Yes, that's the whole point. Doing something clearly better than doing nothing.

Railing against short-term rentals does absolutely nothing to fix the problem.

That does not grant anyone the right of fabricating scapegoats that do nothing to solve the actual problem. This is exactly what's happening regarding short-term rentals.

Blaming short-term rentals for the lack of affordable housing is one of the stupidest and miopoc scapegoats that can ever be put together. Airbnb is not the reason why your neighbor rents the apartment. Airbnb is not attracting new tourists. Worst-case scenario, Airbnb eats away at the profit margins of industrial-grade hotels.

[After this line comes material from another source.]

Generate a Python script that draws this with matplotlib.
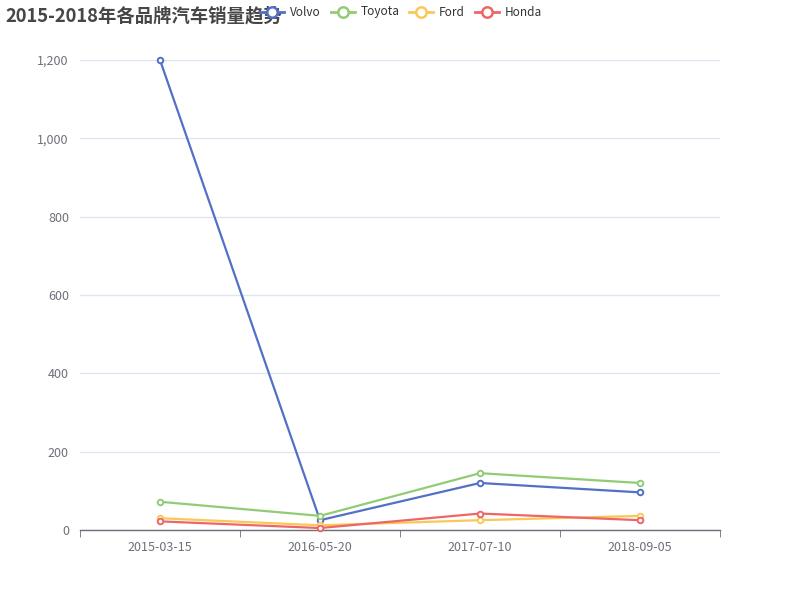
import matplotlib
matplotlib.use("Agg")
import matplotlib.pyplot as plt
from matplotlib.lines import Line2D
from matplotlib.ticker import FuncFormatter, FixedLocator

plt.rcParams['font.family'] = ['Noto Sans CJK SC', 'DejaVu Sans']

categories = ["2015-03-15", "2016-05-20", "2017-07-10", "2018-09-05"]
series_names = ["Volvo", "Toyota", "Ford", "Honda"]
volvo = [1200, 25, 120, 96]
toyota = [72, 36, 145, 120]
ford = [30, 12, 25, 36]
honda = [22, 5, 42, 25]
series_values = [volvo, toyota, ford, honda]
colors = ["#5470c6", "#91cc75", "#fac858", "#ee6666"]
title = "2015-2018年各品牌汽车销量趋势"

fig = plt.figure(figsize=(8, 6), dpi=100)
ax = fig.add_axes([0.1, 0.1167, 0.8, 0.7833])

x = list(range(len(categories)))
for name, vals, c in zip(series_names, series_values, colors):
    ax.plot(x, vals, color=c, lw=1.6, marker='o', ms=4, mfc='white',
            mec=c, mew=1.4, zorder=3, label=name, clip_on=False)

ax.set_xlim(-0.5, len(categories) - 0.5)
ax.set_ylim(0, 1200)
ax.set_yticks(range(0, 1201, 200))
ax.yaxis.set_major_formatter(FuncFormatter(lambda v, p: f"{int(v):,}"))
ax.set_xticks(x)
ax.set_xticklabels(categories)
ax.xaxis.set_minor_locator(FixedLocator([i - 0.5 for i in range(len(categories) + 1)]))
ax.tick_params(axis='x', which='major', length=0, pad=8, labelsize=9, labelcolor='#6E7079')
ax.tick_params(axis='x', which='minor', length=5, color='#6E7079', direction='out')
ax.tick_params(axis='y', length=0, pad=8, labelsize=9, labelcolor='#6E7079')
ax.grid(axis='y', color='#E0E6F1', lw=1)
ax.set_axisbelow(True)
for s in ['top', 'right', 'left']:
    ax.spines[s].set_visible(False)
ax.spines['bottom'].set_color('#6E7079')
ax.spines['bottom'].set_linewidth(1)

fig.text(5 / 800, 1 - 16 / 600, title, fontsize=13.2, fontweight='bold',
         color='#464646', va='center', ha='left', zorder=1)

# legend
leg_x = [272, 343, 421, 487]
ly = 1 - 12 / 600
for name, c, cx in zip(series_names, colors, leg_x):
    fig.add_artist(Line2D([(cx - 12) / 800, (cx + 12) / 800], [ly, ly], color=c, lw=2,
                          transform=fig.transFigure, zorder=5))
    fig.add_artist(Line2D([cx / 800], [ly], color=c, marker='o', ms=7.5, mfc='white',
                          mec=c, mew=1.8, transform=fig.transFigure, zorder=6))
    fig.text((cx + 18) / 800, ly, name, fontsize=8.5, color='#333333', va='center',
             ha='left', zorder=6)

fig.savefig("out.png", dpi=100)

The lack of affordable housing is caused by the lack of real estate investment, urban renewal programs, and even social housing. If most want to buy an apartment but they can't afford one, that's a telltale sign of short supply. You only fix this problem by significantly increasing supply.

It's also a politically motivated scapegoat. Barcelona's previous mayor built her whole platform on that scapegoat. She could have implemented urban renewal programs to actually increase the number of homes available in the market, she could have implemented public transportation programs to bring mass transit to low-density areas to attract private investment, she could have created a municipal tax on short-term rental to finance social housing programs or even subsidized low-income rental programs, etc.

But no. She did absolutely nothing even though the railed frequently against short-term rentals. Because that's the point: fabricate a convenient scapegoat to direct and focus the anger of the electorate. But that same electorate is only mobilized as long as the housing problem prevails, and thus they do absolutely nothing to fix it.

> How is Hotel Arts or Hotel W examples of replacing whole residential buildings or city blocks?

They aren't. They are however massive real estate investment in prime locations in Barcelona which could just as easily be residential buildings that easily provided hundreds of homes.